Procédure contentieuse antérieure :

Mme D... C... a demandé au tribunal administratif de Limoges :

- d'annuler l'arrêté n° 2018-57 du 25 avril 2018 par lequel le préfet de la Haute-Vienne l'a mise en demeure, en application de l'article L. 171-7 du code de l'environnement, de régulariser la situation administrative de son étang dans un délai de deux mois à compter de la notification de l'arrêté et, dans l'intervalle, d'en suspendre la vidange et de le remettre en eau par la fermeture du système de vidange, dans un délai de quarante-huit heures à compter de la notification dudit arrêté, la hauteur d'eau dans l'étang devant atteindre un niveau situé à quelques centimètres en dessous de la brèche constatée par la direction départementale des territoires de la Haute-Vienne lors de la visite du 25 janvier 2018, soit a minima un mètre de hauteur, et ce sous peine de l'application des mesures administratives mentionnées au II de l'article L. 171-8 du code de l'environnement ;

- d'annuler l'arrêté n° 2018-165 en date du 20 novembre 2018 par lequel le préfet de la Haute-Vienne la rend redevable, en application des dispositions de l'article L. 171-8 du code de l'environnement, d'une astreinte administrative, d'un montant journalier de 150 euros jusqu'à satisfaction de la mise en demeure du 25 avril 2018 ;

- de condamner l'Etat à lui verser, d'une part, une indemnité correspondant au montant de l'astreinte depuis son premier mois d'existence, avec intérêts au taux légal et capitalisation des intérêts, d'autre part, une indemnité de 13 000 euros en réparation des préjudices qu'elle estime avoir subis.

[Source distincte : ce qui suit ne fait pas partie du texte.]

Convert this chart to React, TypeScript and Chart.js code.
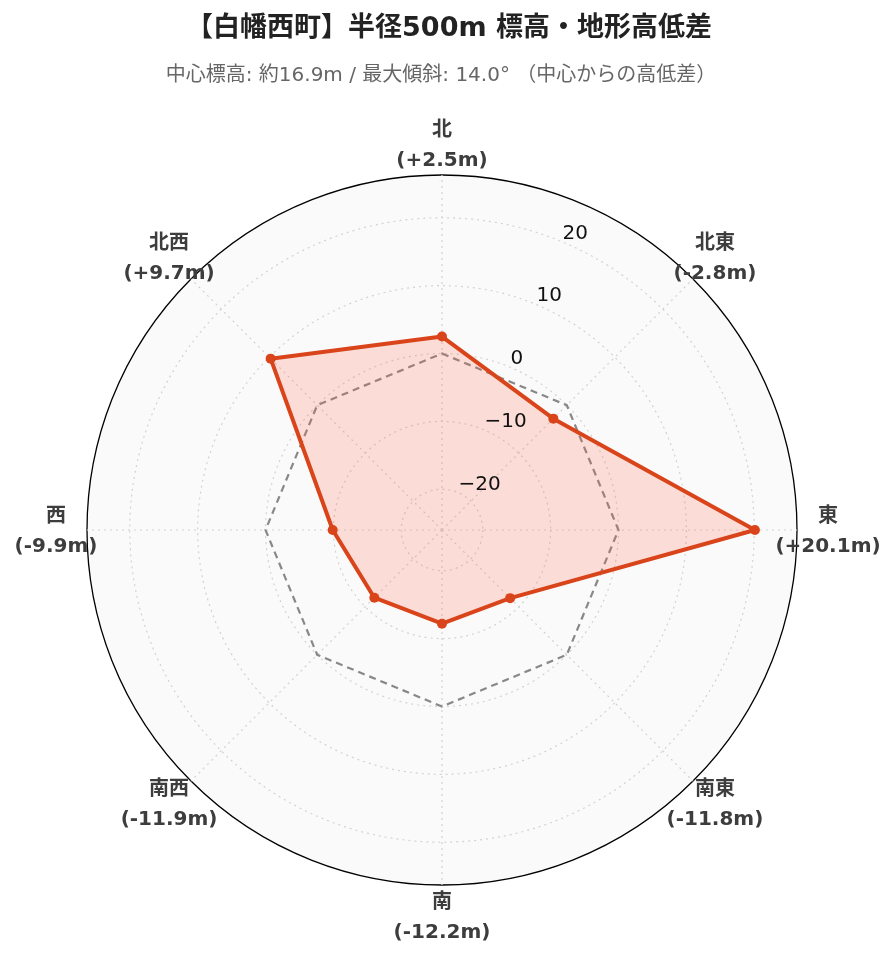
import React, { useEffect, useRef } from "react";
import { Chart, registerables } from "chart.js";

Chart.register(...registerables);

const TITLE = "【白幡西町】半径500m 標高・地形高低差";
const SUBTITLE = "中心標高: 約16.9m / 最大傾斜: 14.0° （中心からの高低差）";
const DIRECTIONS = ["北", "北東", "東", "南東", "南", "南西", "西", "北西"];
const DIFFS = [2.5, -2.8, 20.1, -11.8, -12.2, -11.9, -9.9, 9.7];
const ZERO_LINE = [0, 0, 0, 0, 0, 0, 0, 0];
const TICK_VALUES = [-20, -10, 0, 10, 20];
const TICK_LABELS = ["−20", "−10", "0", "10", "20"];
const R_MIN = -26.0;
const R_MAX = 26.3;

const FONT = "'DejaVu Sans', 'Noto Sans CJK JP', sans-serif";

function fmtDiff(v: number): string {
  return v > 0 ? `(+${v.toFixed(1)}m)` : `(${v.toFixed(1)}m)`;
}

const overlayPlugin = {
  id: "overlay",
  afterDraw(chart: any) {
    const ctx = chart.ctx as CanvasRenderingContext2D;
    const scale = chart.scales.r;
    ctx.save();
    // title
    ctx.textAlign = "center";
    ctx.textBaseline = "middle";
    ctx.fillStyle = "#222";
    ctx.font = `bold 27px ${FONT}`;
    ctx.fillText(TITLE, 449, 29);
    ctx.fillStyle = "#666";
    ctx.font = `20px ${FONT}`;
    ctx.fillText(SUBTITLE, 441, 76);

    // tick labels along the 22.5° radial axis
    ctx.textAlign = "left";
    ctx.fillStyle = "#111";
    ctx.font = `20px ${FONT}`;
    TICK_VALUES.forEach((v, i) => {
      const r = scale.getDistanceFromCenterForValue(v);
      const p = scale.getPointPosition(0.5, r);
      ctx.fillText(TICK_LABELS[i], p.x + 1, p.y - 8);
    });

    // point labels
    ctx.textAlign = "center";
    ctx.fillStyle = "#3d3d3d";
    ctx.font = `bold 20px ${FONT}`;
    const outer = scale.drawingArea + 31;
    DIRECTIONS.forEach((d, i) => {
      const p = scale.getPointPosition(i, outer);
      ctx.fillText(d, p.x, p.y - 13);
      ctx.fillText(fmtDiff(DIFFS[i]), p.x, p.y + 17);
    });
    ctx.restore();
  },
};

export default function App() {
  const ref = useRef<HTMLCanvasElement | null>(null);
  useEffect(() => {
    if (!ref.current) return;
    const chart = new Chart(ref.current, {
      type: "radar",
      data: {
        labels: DIRECTIONS,
        datasets: [
          {
            label: "高低差",
            data: DIFFS,
            borderColor: "#D9441A",
            backgroundColor: "rgba(255, 99, 71, 0.2)",
            borderWidth: 4,
            borderJoinStyle: "round",
            pointRadius: 5,
            pointBackgroundColor: "#D9441A",
            pointBorderColor: "#D9441A",
            pointBorderWidth: 0,
            fill: "start",
          },
          {
            label: "基準",
            data: ZERO_LINE,
            borderColor: "#888888",
            borderWidth: 2.2,
            borderDash: [7, 5],
            pointRadius: 0,
            fill: false,
          },
        ],
      },
      options: {
        animation: false,
        responsive: false,
        maintainAspectRatio: false,
        layout: { padding: { left: 87, right: 99, top: 175, bottom: 77 } },
        plugins: {
          legend: { display: false },
          tooltip: { enabled: false },
          title: { display: false },
        },
        scales: {
          r: {
            min: R_MIN,
            max: R_MAX,
            backgroundColor: "#fafafa",
            ticks: { display: false, stepSize: 10 },
            pointLabels: { display: false },
            grid: {
              circular: true,
              color: (c: any) =>
                c.tick && Math.abs(c.tick.value - R_MAX) < 1e-6 ? "#000000" : "#d2d2d2",
              lineWidth: (c: any) =>
                c.tick && Math.abs(c.tick.value - R_MAX) < 1e-6 ? 1.3 : 1.2,
            },
            border: {
              dash: (c: any) =>
                c.tick && Math.abs(c.tick.value - R_MAX) < 1e-6 ? [] : [2, 4],
            },
            angleLines: {
              color: "#d2d2d2",
              lineWidth: 1.2,
              borderDash: [2, 4],
            },
          },
        },
      },
      plugins: [overlayPlugin],
    } as any);
    return () => chart.destroy();
  }, []);
  return (
    <div style={{ position: "absolute", left: 0, top: 0, width: 896, height: 962 }}>
      <canvas ref={ref} width={896} height={962} style={{ width: 896, height: 962 }} />
    </div>
  );
}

Par un jugement n° 1801004,1802026 du 15 octobre 2020, le tribunal administratif de Limoges a rejeté ses demandes.

Procédure devant la cour :

Par une requête, enregistrée le 15 décembre 2020 et un mémoire en production de pièces enregistré le 15 juin 2022, Mme C... représentée par Me de Lombardon demande à la cour :

1°) d'annuler ce jugement du tribunal administratif de Limoges du 15 octobre 2020 ;

2°) d'annuler l'arrêté n° 2018-57 ;

3°) d'annuler l'arrêté n° 2018-165 ;

4°) de mettre à la charge de l'Etat la somme de 1 500 euros sur le fondement des dispositions combinées des articles L. 761-1 du code de justice administrative et 37 de la loi du 10 juillet 1991.

Elle soutient que :

- le jugement est irrégulier en ce qu'il a omis de répondre au moyen tiré de ce que la délégation de signature n'est pas visée dans l'arrêté du 25 avril 2018 ;

- le jugement est irrégulier en ce qu'il a omis de répondre au moyen tiré de ce que l'arrêté du 25 avril 2018 a été pris en méconnaissance des dispositions des articles L. 171-6 et L. 171-8 du code de l'environnement ;

- l'arrêté du 25 avril 2018 est entaché d'incompétence de son auteur ;

- l'arrêté du 25 avril 2018 a été pris en méconnaissance des dispositions des articles L. 171-6 et L. 171-8 du code de l'environnement car elle n'a disposé que d'un délai de 7 jours pour présenter ses observations avant l'édiction de celui-ci ;

- l'arrêté du 25 avril 2018 est entaché d'erreur d'appréciation ; d'une part, la présence réelle de la cistude d'Europe sur l'étang n'est pas démontrée ; à supposer établie cette présence, la cistude n'est pas affectée par la vidange et l'assec partiel puisque l'étang de Moustiers est partiellement resté en eau ; au demeurant, l'étang est en relation, en amont, avec une dizaine d'étangs ou plans d'eau situés à proximité qui peuvent parfaitement être des lieux de substitution en raison des faibles distances qui les séparent ; d'autre part, aucune ponte n'a été détruite puisqu'elles ne sont pas réalisées dans l'étang, mais dans des prairies voisines ;

- en méconnaissance de l'article L. 110-1 du code de l'environnement, la mise en demeure de remise en eau de l'étang contenue dans l'arrêté du 25 avril 2018 n'est pas une mesure proportionnée tant au regard du risque de dommage encouru qu'au regard du coût économique de la mesure prescrite ;

- la prescription contenue à l'article 2 de l'arrêté du 25 avril 2018, tenant au maintien d'une hauteur minimale d'un mètre d'eau en dessous de la brèche de son étang, est entachée d'erreur d'appréciation ; il est impossible de maintenir cette hauteur car le fonctionnement de l'étang ne permet pas de contrôler avec une précision suffisante la hauteur de l'eau ; le préfet lui a d'ailleurs adressé des prescriptions contradictoires en lui ordonnant de suspendre la vidange de l'étang, ce qui supposerait à la fois d'obstruer l'exutoire de vidange puisque la bonde ne fonctionne plus, et de limiter la hauteur de l'eau à 1 mètre, ce qui supposerait cette fois de contrôler l'ouverture de l'exutoire une fois le niveau atteint ; la pelle de l'étang n'est pas en état de fonctionnement et la solution d'un positionnement d'une bâche imperméable maintenue par des sacs de sables et des pierres est non seulement en contradiction avec les règles de l'art mais surtout dangereuse.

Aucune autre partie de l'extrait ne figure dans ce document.